Tuesday, October 6, 2009

lovedrunk freewrite in which I do something that scares me


I have no idea what I am going to write about.  None at all. I am writing about the blank page.

The last hour or so has seen me flitting around on twitter, peeling at my cuticle, reading the New York Times Sunday magazine, and thinking about working on the novel.  A procrastination snarl.  I am fairly famous for them.  They feel usual.

This is unusual, though, this blogging 'off the cuff' about nothing when I have at least 10 blog ideas in my mind.

What is really interesting me right now is my novel, and the play I am getting ready to workshop, and the opera I am dramaturging.

And this.   I've been thinking about my spiritual path.  I'm a Sufi.  To me, this means a seeker who is lovedrunk-- not just with the Divine, but with the world.

It has taken me four years of deep practice to define myself as Sufi.  A novice.  Learning slowly.  Its great, this slowness, learning something that takes many years to deepen into instead of something I'm supposed to 'master' after some six week course.

But  I'm not very comfortable with labels, and I'm even less comfortable discussing my spirituality.  That said, something has shifted and it feels innate.  Permanent, somehow.  A part of my core self.


To be lovedrunk is just what it sounds like.

Let's say I find myself holding a grudge.  For example, a woman I respect belittles a child in a crowded room.  I'm too shocked to respond before the moment passes.  I want to forgive her, but I simply can't.  She's made me feel powerless.  I can't shake it.  I want to shake her instead. 

Then one night I have a glass of wine, and another, and maybe one after that.  My heart is like a singing bird.  I happen to think about the person and find that the grudge is gone.  The love has returned.

Tipsily I dial, the phone is miraculously answered, I gently tell her how I felt and we make up.

Sufism finds ways to get to compassion, forgiveness, and love without the actual wine, and eventually embody those feelings not just in ecstatic states, but always.

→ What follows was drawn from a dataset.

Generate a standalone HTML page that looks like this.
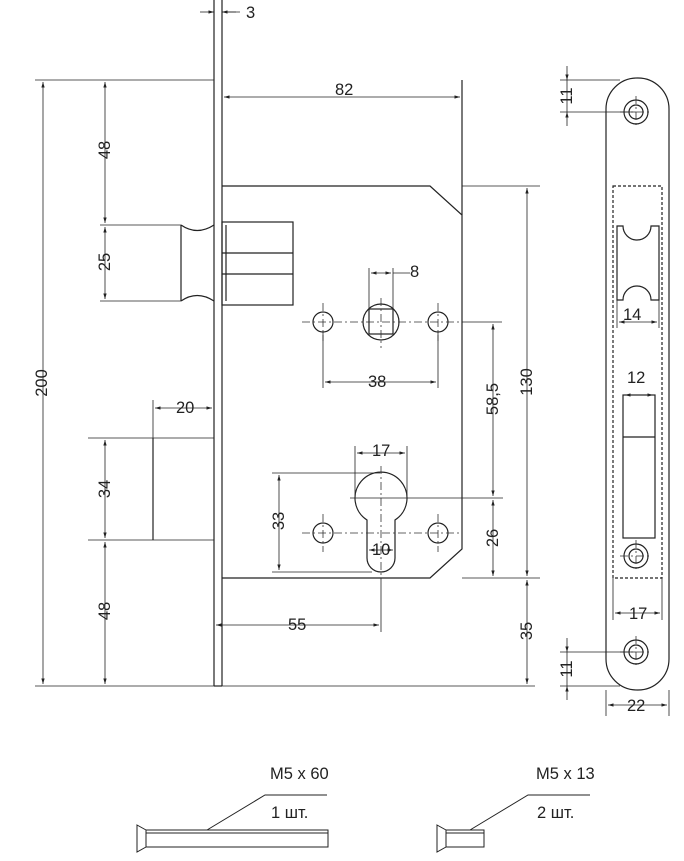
<!DOCTYPE html>
<html><head><meta charset="utf-8"><style>
html,body{margin:0;padding:0;background:#fff}
svg{display:block}
text{font-family:"Liberation Sans",sans-serif;font-size:16.5px;fill:#222}
</style></head><body>
<svg width="684" height="861" viewBox="0 0 684 861" xmlns="http://www.w3.org/2000/svg">
<defs>
<marker id="a" viewBox="0 0 10 10" refX="10" refY="5" markerWidth="7" markerHeight="7" orient="auto-start-reverse"><path d="M0,2 L10,5 L0,8 z" fill="#222"/></marker>
</defs>
<g stroke="#222" stroke-width="1.2" fill="none">
<line x1="214" y1="0" x2="214" y2="686"/>
<line x1="222" y1="0" x2="222" y2="686"/>
<line x1="214" y1="686" x2="222" y2="686"/>
<polyline points="222,186 430,186 462,215 462,549 430,578 222,578"/>
<line x1="462" y1="80" x2="462" y2="215"/>
<rect x="222" y="222" width="71" height="83"/>
<line x1="222" y1="253" x2="293" y2="253"/>
<line x1="222" y1="274" x2="293" y2="274"/>
<line x1="226" y1="225" x2="226" y2="301"/>
<line x1="181" y1="225" x2="181" y2="301"/>
<path d="M181,225 Q197,236 214,225"/>
<path d="M181,301 Q197,290 214,301"/>
<line x1="153" y1="438" x2="153" y2="540"/>
<circle cx="381" cy="322" r="18"/>
<rect x="369" y="309" width="24" height="25"/>
<circle cx="323" cy="322" r="10"/>
<circle cx="438" cy="322" r="10"/>
<circle cx="323" cy="533" r="10"/>
<circle cx="438" cy="533" r="10"/>
<path d="M367,520 A26,26 0 1 1 395,520 L395,558 A14,14 0 0 1 367,558 Z"/>
<rect x="606" y="78" width="63" height="612" rx="31" ry="31"/>
<rect x="613" y="186" width="49" height="392" stroke-dasharray="3,2"/>
<path d="M617,226 L623,226 A14,14 0 0 0 651,226 L659,226 L659,300 L651,300 A14,14 0 0 0 623,300 L617,300 Z"/>
<rect x="623" y="395" width="32" height="143"/>
<line x1="623" y1="437" x2="655" y2="437"/>
<circle cx="636" cy="112" r="12"/><circle cx="636" cy="112" r="7"/>
<circle cx="636" cy="556" r="12"/><circle cx="636" cy="556" r="7"/>
<circle cx="636" cy="652" r="12"/><circle cx="636" cy="652" r="7"/>
</g>
<g stroke="#333" stroke-width="0.8" stroke-dasharray="8,3,2,3" fill="none">
<line x1="302" y1="322" x2="460" y2="322"/>
<line x1="381" y1="298" x2="381" y2="348"/>
<line x1="323" y1="303" x2="323" y2="341"/>
<line x1="438" y1="303" x2="438" y2="341"/>
<line x1="302" y1="533" x2="460" y2="533"/>
<line x1="323" y1="514" x2="323" y2="552"/>
<line x1="438" y1="514" x2="438" y2="552"/>
<line x1="381" y1="466" x2="381" y2="578"/>
<line x1="620" y1="112" x2="652" y2="112"/><line x1="636" y1="96" x2="636" y2="128"/>
<line x1="620" y1="556" x2="652" y2="556"/><line x1="636" y1="540" x2="636" y2="572"/>
<line x1="620" y1="652" x2="652" y2="652"/><line x1="636" y1="636" x2="636" y2="668"/>
</g>
<g stroke="#222" stroke-width="0.8" fill="none">
<line x1="35" y1="80" x2="214" y2="80"/>
<line x1="35" y1="686" x2="214" y2="686"/>
<line x1="222" y1="686" x2="535" y2="686"/>
<line x1="462" y1="186" x2="540" y2="186"/>
<line x1="462" y1="578" x2="540" y2="578"/>
<line x1="100" y1="225" x2="181" y2="225"/>
<line x1="100" y1="301" x2="181" y2="301"/>
<line x1="88" y1="438" x2="214" y2="438"/>
<line x1="88" y1="540" x2="214" y2="540"/>
<line x1="153" y1="400" x2="153" y2="438"/>
<line x1="369" y1="268" x2="369" y2="309"/><line x1="393" y1="268" x2="393" y2="309"/>
<line x1="323" y1="332" x2="323" y2="388"/><line x1="438" y1="332" x2="438" y2="388"/>
<line x1="462" y1="322" x2="502" y2="322"/>
<line x1="350" y1="498" x2="503" y2="498"/>
<line x1="355" y1="446" x2="355" y2="498"/><line x1="407" y1="446" x2="407" y2="498"/>
<line x1="272" y1="473" x2="380" y2="473"/>
<line x1="272" y1="572" x2="372" y2="572"/>
<line x1="381" y1="578" x2="381" y2="632"/>
<line x1="214" y1="5" x2="214" y2="20"/>
<line x1="560" y1="80" x2="620" y2="80"/>
<line x1="560" y1="112" x2="636" y2="112"/>
<line x1="560" y1="652" x2="636" y2="652"/>
<line x1="560" y1="686" x2="620" y2="686"/>
<line x1="606" y1="690" x2="606" y2="716"/><line x1="669" y1="690" x2="669" y2="716"/>
<line x1="613" y1="578" x2="613" y2="620"/><line x1="662" y1="578" x2="662" y2="620"/>
<line x1="617" y1="300" x2="617" y2="328"/><line x1="659" y1="300" x2="659" y2="328"/>
</g>
<g stroke="#222" stroke-width="0.8" fill="none" marker-start="url(#a)" marker-end="url(#a)">
<line x1="43" y1="82" x2="43" y2="684"/>
<line x1="105" y1="82" x2="105" y2="223"/>
<line x1="105" y1="227" x2="105" y2="299"/>
<line x1="105" y1="440" x2="105" y2="538"/>
<line x1="105" y1="542" x2="105" y2="684"/>
<line x1="224" y1="97" x2="460" y2="97"/>
<line x1="155" y1="408" x2="212" y2="408"/>
<line x1="371" y1="273" x2="391" y2="273"/>
<line x1="325" y1="382" x2="436" y2="382"/>
<line x1="493" y1="324" x2="493" y2="496"/>
<line x1="493" y1="500" x2="493" y2="576"/>
<line x1="527" y1="188" x2="527" y2="576"/>
<line x1="527" y1="580" x2="527" y2="684"/>
<line x1="357" y1="453" x2="405" y2="453"/>
<line x1="279" y1="475" x2="279" y2="570"/>
<line x1="369" y1="550" x2="393" y2="550"/>
<line x1="216" y1="625" x2="379" y2="625"/>
<line x1="619" y1="322" x2="657" y2="322"/>
<line x1="625" y1="395" x2="653" y2="395"/>
<line x1="615" y1="613" x2="660" y2="613"/>
<line x1="608" y1="705" x2="667" y2="705"/>
</g>
<g stroke="#222" stroke-width="0.8" fill="none">
<line x1="200" y1="12" x2="214" y2="12" marker-end="url(#a)"/>
<line x1="236" y1="12" x2="222" y2="12" marker-end="url(#a)"/>
<line x1="222" y1="12" x2="240" y2="12"/>
<line x1="393" y1="273" x2="410" y2="273"/>
<line x1="567" y1="66" x2="567" y2="80" marker-end="url(#a)"/>
<line x1="567" y1="126" x2="567" y2="112" marker-end="url(#a)"/>
<line x1="567" y1="80" x2="567" y2="112"/>
<line x1="567" y1="638" x2="567" y2="652" marker-end="url(#a)"/>
<line x1="567" y1="700" x2="567" y2="686" marker-end="url(#a)"/>
<line x1="567" y1="652" x2="567" y2="686"/>
</g>
<text x="246" y="18">3</text>
<text x="335" y="95">82</text>
<text x="410" y="277">8</text>
<text x="368" y="387">38</text>
<text x="176" y="413">20</text>
<text x="372" y="456">17</text>
<text x="372" y="555">10</text>
<text x="288" y="630">55</text>
<text x="623" y="320">14</text>
<text x="627" y="383">12</text>
<text x="629" y="619">17</text>
<text x="627" y="711">22</text>
<text transform="translate(47,383) rotate(-90)" text-anchor="middle">200</text>
<text transform="translate(110,150) rotate(-90)" text-anchor="middle">48</text>
<text transform="translate(110,262) rotate(-90)" text-anchor="middle">25</text>
<text transform="translate(110,489) rotate(-90)" text-anchor="middle">34</text>
<text transform="translate(110,611) rotate(-90)" text-anchor="middle">48</text>
<text transform="translate(284,521) rotate(-90)" text-anchor="middle">33</text>
<text transform="translate(498,399) rotate(-90)" text-anchor="middle">58,5</text>
<text transform="translate(498,538) rotate(-90)" text-anchor="middle">26</text>
<text transform="translate(532,382) rotate(-90)" text-anchor="middle">130</text>
<text transform="translate(532,631) rotate(-90)" text-anchor="middle">35</text>
<text transform="translate(572,96) rotate(-90)" text-anchor="middle">11</text>
<text transform="translate(572,669) rotate(-90)" text-anchor="middle">11</text>
<g stroke="#222" stroke-width="1" fill="none">
<path d="M137,825 L146,830 L146,847 L137,852 Z"/>
<rect x="146" y="830" width="182" height="17"/>
<line x1="146" y1="833" x2="328" y2="833"/>
<polyline points="207,830 265,795 327,795"/>
<path d="M437,825 L446,830 L446,847 L437,852 Z"/>
<rect x="446" y="830" width="38" height="17"/>
<line x1="446" y1="833" x2="484" y2="833"/>
<polyline points="470,830 528,795 590,795"/>
</g>
<text x="270" y="779">M5 x 60</text>
<text x="271" y="818">1 шт.</text>
<text x="536" y="779">M5 x 13</text>
<text x="537" y="818">2 шт.</text>
</svg>
</body></html>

The process is not always pretty or pleasant.  It can feel tough, though it can also be blissful.    I am a Sufi.  I needed to say that. 

Now to work on the novel.

*painting by Pakistani artist Shafique Farooqi

4 comments:

1950's Housewife said...

I am so happy to hear this. To achieve love and bliss in the everyday. Yay Sufi!
(I love the phrase "procrastination snarl".)

Nathalie said...

My darling...I love this. I feel like sending it to everyone who has looked at me, confused at my desire not to partake in a glass of wine that doesn't speak to me. Fair enough, sometimes it does, maybe it always will. But lately I've been drawn to the desire to feel more, not less.

Thank you for writing this.

Simply Poet said...

nice blog ..well, I believe sufi is being in the moment..one with the universe..thy self..really cool post

Kate Temple-West said...

Thanks Simply Poet. Yes, I suppose I'm more comfortable naming what I feel is one attribute of Sufism, rather than defining it. I'm only 4 years in on a lifetime path, so no expert at all. I love the feeling of being fully in the moment, yes!